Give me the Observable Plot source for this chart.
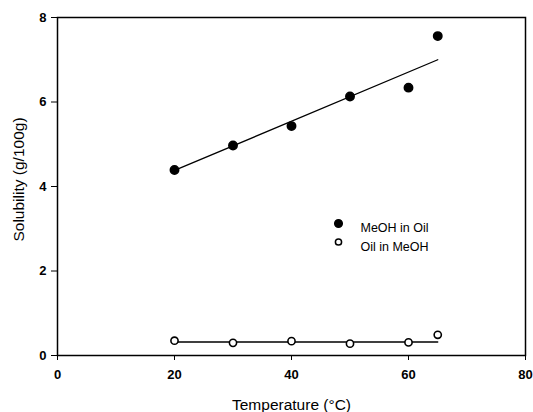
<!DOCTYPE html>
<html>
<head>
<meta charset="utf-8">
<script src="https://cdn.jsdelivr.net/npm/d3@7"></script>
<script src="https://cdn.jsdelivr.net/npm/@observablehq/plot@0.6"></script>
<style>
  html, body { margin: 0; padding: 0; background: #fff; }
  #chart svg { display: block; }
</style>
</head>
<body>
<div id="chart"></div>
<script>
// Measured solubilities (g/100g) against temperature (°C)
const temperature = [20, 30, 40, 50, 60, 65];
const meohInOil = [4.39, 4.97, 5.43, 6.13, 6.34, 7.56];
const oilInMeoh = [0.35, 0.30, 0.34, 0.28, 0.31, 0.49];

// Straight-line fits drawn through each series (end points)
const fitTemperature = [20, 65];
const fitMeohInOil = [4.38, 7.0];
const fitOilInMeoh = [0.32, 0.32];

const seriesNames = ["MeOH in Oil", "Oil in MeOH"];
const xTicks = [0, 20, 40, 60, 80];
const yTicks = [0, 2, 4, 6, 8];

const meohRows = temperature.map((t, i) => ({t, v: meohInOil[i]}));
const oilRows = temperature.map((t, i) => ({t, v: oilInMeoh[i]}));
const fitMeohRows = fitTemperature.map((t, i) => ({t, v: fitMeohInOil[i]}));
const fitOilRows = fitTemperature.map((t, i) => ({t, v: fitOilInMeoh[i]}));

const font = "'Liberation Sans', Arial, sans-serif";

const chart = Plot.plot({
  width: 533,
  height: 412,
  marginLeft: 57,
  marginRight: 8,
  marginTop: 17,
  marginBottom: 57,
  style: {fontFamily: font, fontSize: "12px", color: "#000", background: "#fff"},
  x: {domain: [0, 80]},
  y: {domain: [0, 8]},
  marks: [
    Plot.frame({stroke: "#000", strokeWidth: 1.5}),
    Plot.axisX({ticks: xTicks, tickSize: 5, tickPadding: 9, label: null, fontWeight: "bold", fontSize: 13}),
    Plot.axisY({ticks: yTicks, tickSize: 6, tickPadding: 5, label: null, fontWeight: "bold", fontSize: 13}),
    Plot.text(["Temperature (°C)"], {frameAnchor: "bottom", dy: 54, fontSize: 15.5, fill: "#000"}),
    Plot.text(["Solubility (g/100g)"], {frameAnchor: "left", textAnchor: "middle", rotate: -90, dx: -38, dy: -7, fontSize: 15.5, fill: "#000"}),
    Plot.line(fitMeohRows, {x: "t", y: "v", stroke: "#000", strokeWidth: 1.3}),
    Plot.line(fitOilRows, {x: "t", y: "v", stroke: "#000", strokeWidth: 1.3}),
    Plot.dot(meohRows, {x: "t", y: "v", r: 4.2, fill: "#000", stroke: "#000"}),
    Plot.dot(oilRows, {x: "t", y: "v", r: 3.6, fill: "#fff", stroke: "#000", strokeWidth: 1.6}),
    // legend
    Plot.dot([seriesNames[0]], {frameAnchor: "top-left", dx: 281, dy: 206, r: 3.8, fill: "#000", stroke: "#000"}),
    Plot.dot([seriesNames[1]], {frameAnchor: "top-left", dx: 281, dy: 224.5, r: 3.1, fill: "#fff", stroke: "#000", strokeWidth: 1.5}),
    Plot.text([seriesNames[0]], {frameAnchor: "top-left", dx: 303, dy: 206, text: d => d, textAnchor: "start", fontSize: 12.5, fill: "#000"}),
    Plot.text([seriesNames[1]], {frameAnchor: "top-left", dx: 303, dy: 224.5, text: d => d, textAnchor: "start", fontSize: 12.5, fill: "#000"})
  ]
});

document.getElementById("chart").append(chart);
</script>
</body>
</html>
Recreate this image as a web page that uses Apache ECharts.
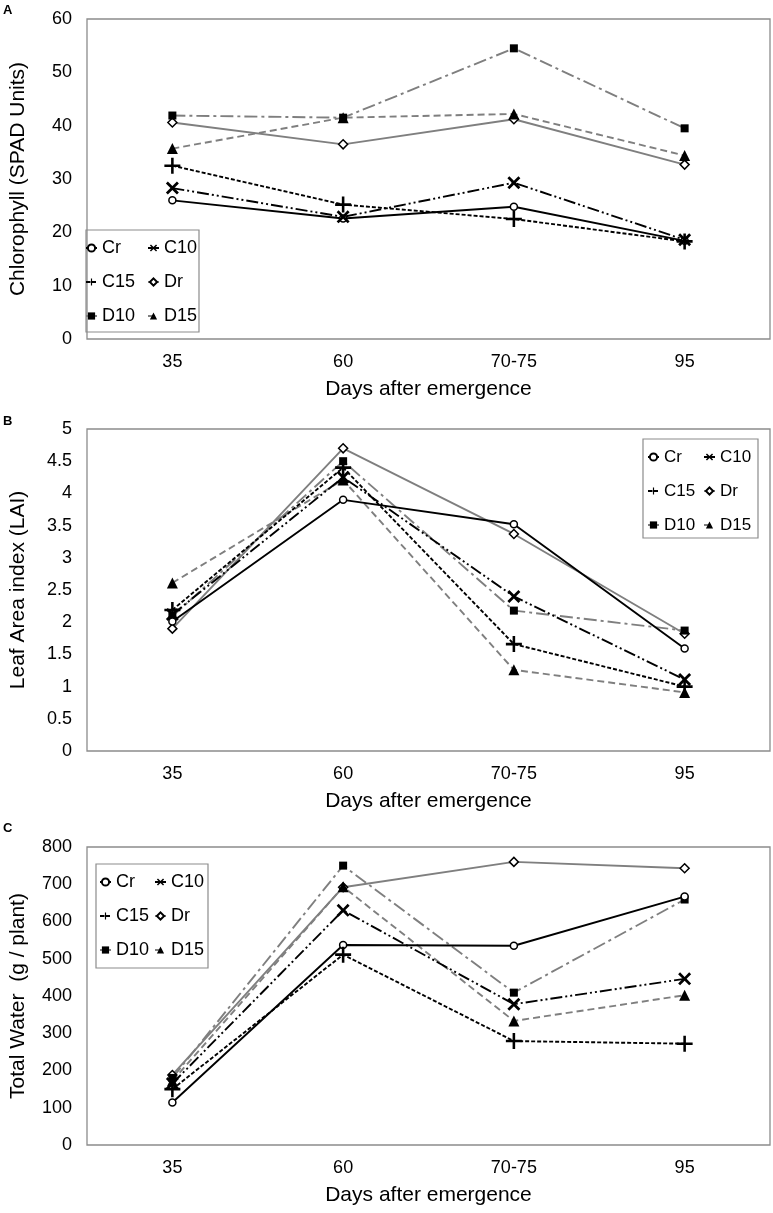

━━━━━━━━━━━━━━━━

→ EXERCISE
Look through the listing above. Pick out each line with "this" and copy it.

→ SOLVED EXERCISE
Give me the Observable Plot source for this chart.
Recreate this image as a web page that uses Apache ECharts.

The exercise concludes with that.